Alexandria Anesthesia Service v. Firmin

576 So. 2d 1236 | La. Ct. App. | 1991

576 So. 2d 1236 (1991)

ALEXANDRIA ANESTHESIA SERVICE
v.
Melanie Crump FIRMIN, M.D., et al.

No. W91-130.

Court of Appeal of Louisiana, Third Circuit.

April 2, 1991.
Writ Granted in Part With Order/Denied in Part May 31, 1991.

Gist, Methvin, Hughes & Munsterman, John W. Munsterman, Alexandria, for plaintiff-applicant.

David E. Stone, Alexandria, Leslie Leavoy, Deridder, for defendants-respondents.

Before FORET, DOUCET and YELVERTON, JJ.

WRIT GRANTED IN PART AND MADE PEREMPTORY; WRIT DENIED IN PART.

*1237 Plaintiff-relator, Alexandria Anesthesia Service, prays for summary judgment to be rendered on its cause of action seeking to enforce a stipulated damages provision contained in a non-competition agreement that formed part of a partnership contract. Relator is attempting to enforce this stipulated damages provision against defendants respondents, Melanie Crump Firmin, M.D., and Melanie Firmin, M.D. (A Professional Medical Corporation). As to Melanie Crump Firmin, M.D., we find no individual liability on the basis of the contractual provision sub judice. The provision unambiguously states that only the partners are bound by the stipulated damages provision; equally clear is the fact that Dr. Firmin, individually, was never a partner in this partnership. Accordingly, this court, in a separate opinion rendered this date, grants summary judgment in favor of Dr. Firmin, individually, releasing her from any liability on relator's cause of action.

However, Melanie Firmin, M.D. (A Professional Medical Corporation) was a partner in the partnership and was bound by the non-competition agreement. Contrary to respondents' arguments, LSA-R.S. 23:921 as amended by Acts 1989, No. 639, is inapplicable as retroactive application of this amendment would be unconstitutional. La. Const. art. I, § 23, Block v. Reliance Insurance Co., 433 So. 2d 1040 (La.1983). With respect to partnership contracts, R.S. 23:921 as worded prior to its amendment has been held not to invalidate non-competition agreements which are supported by ample consideration, are confected between parties not possessing unequal bargaining strength, and are binding on all partners equally. McCray v. Blackburn, 236 So. 2d 859 (La.App. 3rd Cir.1970), writ refused, 256 La. 845, 239 So. 2d 355 (1970).

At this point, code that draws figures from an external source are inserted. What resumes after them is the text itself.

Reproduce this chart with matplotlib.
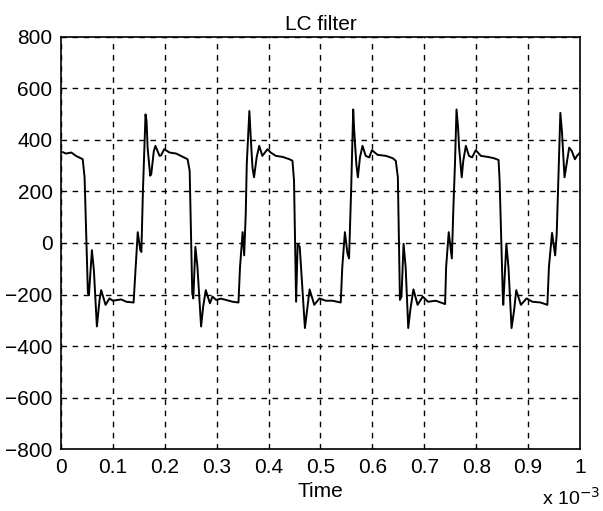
import matplotlib.pyplot as plt

# time in units of 1e-3 s, voltage
t = [0.000, 0.010, 0.020, 0.029, 0.042, 0.0456, 0.052, 0.054, 0.0597, 0.0635, 0.0693, 0.0744,
     0.0776, 0.086, 0.0936, 0.100, 0.116, 0.126, 0.140, 0.144, 0.148, 0.153, 0.155, 0.158,
     0.163, 0.165, 0.167, 0.172, 0.174, 0.179, 0.182, 0.190, 0.193, 0.199, 0.209, 0.222,
     0.235, 0.244, 0.248, 0.253, 0.255, 0.259, 0.263, 0.270, 0.274, 0.279, 0.287, 0.292,
     0.299, 0.308, 0.318, 0.331, 0.342, 0.345, 0.350, 0.353, 0.356, 0.358, 0.363, 0.366,
     0.369, 0.372, 0.377, 0.382, 0.388, 0.393, 0.398, 0.404, 0.414, 0.427, 0.440, 0.446,
     0.449, 0.453, 0.456, 0.460, 0.465, 0.470, 0.475, 0.479, 0.488, 0.498, 0.510, 0.523,
     0.539, 0.542, 0.547, 0.552, 0.555, 0.559, 0.563, 0.565, 0.569, 0.572, 0.576, 0.581,
     0.587, 0.594, 0.599, 0.610, 0.626, 0.639, 0.645, 0.649, 0.653, 0.656, 0.660, 0.664,
     0.669, 0.673, 0.679, 0.687, 0.697, 0.707, 0.722, 0.740, 0.742, 0.747, 0.753, 0.756,
     0.759, 0.762, 0.765, 0.767, 0.772, 0.775, 0.780, 0.786, 0.792, 0.799, 0.809, 0.822,
     0.834, 0.843, 0.845, 0.851, 0.852, 0.858, 0.862, 0.868, 0.873, 0.877, 0.886, 0.897,
     0.908, 0.924, 0.937, 0.940, 0.946, 0.952, 0.955, 0.958, 0.962, 0.965, 0.970, 0.975,
     0.979, 0.984, 0.990, 0.994, 1.000]
v = [355, 347, 351, 338, 325, 255, -195, -202, -28, -105, -324, -221,
     -183, -240, -215, -224, -219, -228, -231, -93, 42, -28, -35, 203,
     499, 473, 370, 261, 267, 357, 377, 338, 340, 364, 351, 347,
     334, 325, 280, -195, -215, -15, -93, -324, -247, -183, -234, -208,
     -221, -216, -221, -228, -231, -93, 42, -48, 113, 306, 512, 396,
     293, 255, 332, 377, 338, 351, 364, 351, 338, 334, 325, 319,
     242, -228, -3, -15, -170, -330, -247, -180, -240, -215, -224, -224,
     -231, -93, 42, -41, -60, 203, 518, 435, 306, 255, 332, 377,
     338, 332, 360, 342, 338, 329, 319, 255, -221, -208, -3, -93,
     -330, -260, -180, -240, -208, -228, -224, -237, -93, 42, -60, 139,
     306, 518, 447, 370, 255, 319, 377, 338, 332, 360, 338, 334,
     329, 322, 242, -195, -240, -3, -93, -330, -260, -183, -240, -215,
     -228, -231, -240, -93, 39, -48, 36, 242, 505, 435, 255, 319,
     370, 357, 325, 338, 351]

xticks = [0, 0.1, 0.2, 0.3, 0.4, 0.5, 0.6, 0.7, 0.8, 0.9, 1]
xticklabels = ['0', '0.1', '0.2', '0.3', '0.4', '0.5', '0.6', '0.7', '0.8', '0.9', '1']
yticks = [-800, -600, -400, -200, 0, 200, 400, 600, 800]

plt.rcParams['font.family'] = ['Liberation Sans', 'DejaVu Sans']

fig = plt.figure(figsize=(6.03, 5.11), dpi=100)
ax = fig.add_axes([0.101, 0.121, 0.861, 0.807])

ax.plot(t, v, color='black', linewidth=1.4)

ax.set_xlim(0, 1)
ax.set_ylim(-800, 800)
ax.set_xticks(xticks)
ax.set_xticklabels(xticklabels)
ax.set_yticks(yticks)
ax.tick_params(direction='in', length=0, labelsize=15, pad=6)
ax.grid(True, color='black', linestyle=(0, (4, 4)), linewidth=1)
for s in ax.spines.values():
    s.set_linewidth(1.2)

ax.set_title('LC filter', fontsize=15, pad=5)
ax.set_xlabel('Time', fontsize=15, labelpad=4)
fig.text(0.995, 0.005, r'x 10$^{-3}$', fontsize=14, ha='right', va='bottom')

fig.savefig('out.png', dpi=100)
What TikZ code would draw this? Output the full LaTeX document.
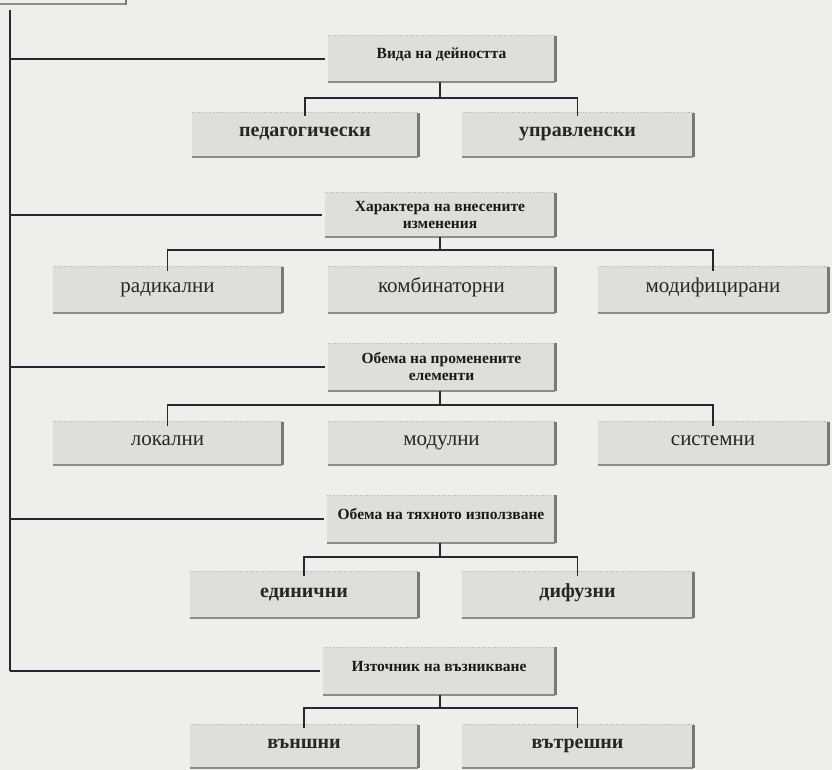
\documentclass[tikz,border=0pt]{standalone}
\usepackage{fontspec}
\setmainfont{Liberation Serif}
\definecolor{bgcol}{RGB}{238,238,234}
\definecolor{boxfill}{RGB}{222,222,218}
\definecolor{linecol}{RGB}{40,38,48}
\definecolor{edgetop}{RGB}{185,185,180}
\definecolor{edgebot}{RGB}{140,140,136}
\definecolor{edgeright}{RGB}{120,120,118}
\newcommand{\catfont}{\bfseries\fontsize{15.5}{17}\selectfont}
\newcommand{\leaffont}{\fontsize{21}{24}\selectfont}
\newcommand{\leafboldfont}{\bfseries\fontsize{20}{24}\selectfont}
\tikzset{
  catbox/.style={rectangle, fill=boxfill, font=\catfont, align=center, inner sep=0pt, text=black!90},
  onecat/.style={text height=6pt, text depth=6pt},
  leafbox/.style={rectangle, fill=boxfill, font=\leaffont, inner sep=0pt, text=black!85, text height=8pt, text depth=4pt},
  leafboldbox/.style={leafbox, font=\leafboldfont},
  conn/.style={draw=linecol, line width=1.8pt},
  topedge/.style={draw=edgetop, line width=1.2pt, densely dotted},
  botedge/.style={draw=edgebot, line width=1.6pt},
  rightedge/.style={draw=edgeright, line width=2.6pt},
}
\begin{document}
\begin{tikzpicture}[x=1pt,y=-1pt]
\fill[bgcol] (0,0) rectangle (832,770);
\useasboundingbox (0,0) rectangle (832,770);
% cut-off box at top
\draw[botedge] (0,4) -- (125,4);
\draw[rightedge] (126,-2) -- (126,5);

% category boxes
\node[catbox, onecat, minimum width=227, minimum height=46] (A) at (441.5,59) {Вида на дейността};
\node[catbox, minimum width=230, minimum height=44] (B) at (440,215) {Характера на внесените\\изменения};
\node[catbox, minimum width=227, minimum height=47] (C) at (441.5,367) {Обема на променените\\елементи};
\node[catbox, onecat, minimum width=228, minimum height=47] (D) at (441,519) {Обема на тяхното използване};
\node[catbox, onecat, minimum width=232, minimum height=47] (E) at (439,671) {Източник на възникване};

% leaves
\node[leafboldbox, minimum width=226, minimum height=44] (A1) at (305,135) {педагогически};
\node[leafboldbox, minimum width=231, minimum height=44] (A2) at (577.5,135) {управленски};
\node[leafbox, minimum width=229, minimum height=46] (B1) at (167.5,290) {радикални};
\node[leafbox, minimum width=227, minimum height=46] (B2) at (441.5,290) {комбинаторни};
\node[leafbox, minimum width=230, minimum height=46] (B3) at (713,290) {модифицирани};
\node[leafbox, minimum width=229, minimum height=43] (C1) at (167.5,443.5) {локални};
\node[leafbox, minimum width=227, minimum height=43] (C2) at (441.5,443.5) {модулни};
\node[leafbox, minimum width=230, minimum height=43] (C3) at (713,443.5) {системни};
\node[leafboldbox, minimum width=228, minimum height=46] (D1) at (304,595) {единични};
\node[leafboldbox, minimum width=231, minimum height=46] (D2) at (577.5,595) {дифузни};
\node[leafboldbox, minimum width=228, minimum height=43] (E1) at (304,746.5) {външни};
\node[leafboldbox, minimum width=231, minimum height=43] (E2) at (577.5,746.5) {вътрешни};

\foreach \n in {A,B,C,D,E,A1,A2,B1,B2,B3,C1,C2,C3,D1,D2,E1,E2}{
  \draw[topedge] (\n.north west) -- (\n.north east);
  \draw[botedge] (\n.south west) -- (\n.south east);
  \draw[rightedge] (\n.north east) -- (\n.south east);
}

% spine
\coordinate (spinetop) at (10,10);
\coordinate (spinebot) at (10,671);
\draw[conn] (spinetop) -- (spinebot);
\foreach \n in {A,B,C,D,E}{
  \draw[conn] (\n.west -| spinetop) -- ([xshift=-3pt]\n.west);
}

% tree connectors
\coordinate (ja) at (440,98);
\coordinate (jb) at (440,250);
\coordinate (jc) at (440,405);
\coordinate (jd) at (440,557);
\coordinate (je) at (440,708);
\draw[conn] (A.south -| ja) -- (ja);
\draw[conn] ([yshift=-3pt]A1.north) |- (ja) -| ([yshift=-3pt]A2.north);
\draw[conn] (B.south -| jb) -- (jb);
\draw[conn] ([yshift=-4pt]B1.north) |- (jb) -| ([yshift=-4pt]B3.north);
\draw[conn] (C.south -| jc) -- (jc);
\draw[conn] ([yshift=-4pt]C1.north) |- (jc) -| ([yshift=-4pt]C3.north);
\draw[conn] (D.south -| jd) -- (jd);
\draw[conn] ([yshift=-4pt]D1.north) |- (jd) -| ([yshift=-4pt]D2.north);
\draw[conn] (E.south -| je) -- (je);
\draw[conn] ([yshift=-3pt]E1.north) |- (je) -| ([yshift=-3pt]E2.north);
\end{tikzpicture}
\end{document}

The deposition testimony and other evidence submitted in the instant case provide no reason to bar the enforcement of the non-competition agreement involved herein.

Respondents have argued that no breach has occurred, citing the contractual language that the exiting partner must be in competition with the partnership. Insofar as liability is concerned, this argument is without merit. The contract defined the words "practices medicine competitively as an anesthesiologist" to mean "practicing anesthesiology ... in the Parish of Rapides within twenty-four months immediately following the date of termination of his status as a Partner...." These clear and explicit words of the contract should be given force. La.Civ.Code art. 2046. Respondent corporation has admitted to having violated this provision. Therefore, no material issue of fact remains to be resolved, and relator is entitled to summary judgment on the non-competition agreement, but only with respect to liability. La.Code Civ.Proc. art. 966.

With respect to the amount of the stipulated damages, this court finds summary judgment to be inappropriate. Respondents assert that relator has sustained no damages as a result of the breach of the non-competition agreement. While respondents have not proven the lack of damage to a certainty, enough proof has been adduced to prevent a rendition of summary judgment on the amount of damages. See, La.Civ.Code art. 2012, La.Civ.Code art. 2005, comment "c"; and La.Civ.Code art. 2009, comment "d".

ACCORDINGLY, IT IS ORDERED that the trial court's judgment be reversed insofar as it failed to award summary judgment in favor of Alexandria Anesthesia Service and against Melanie Firmin, M.D. (A Professional Medical Corporation), on the issue of liability for breaching the non-competition agreement.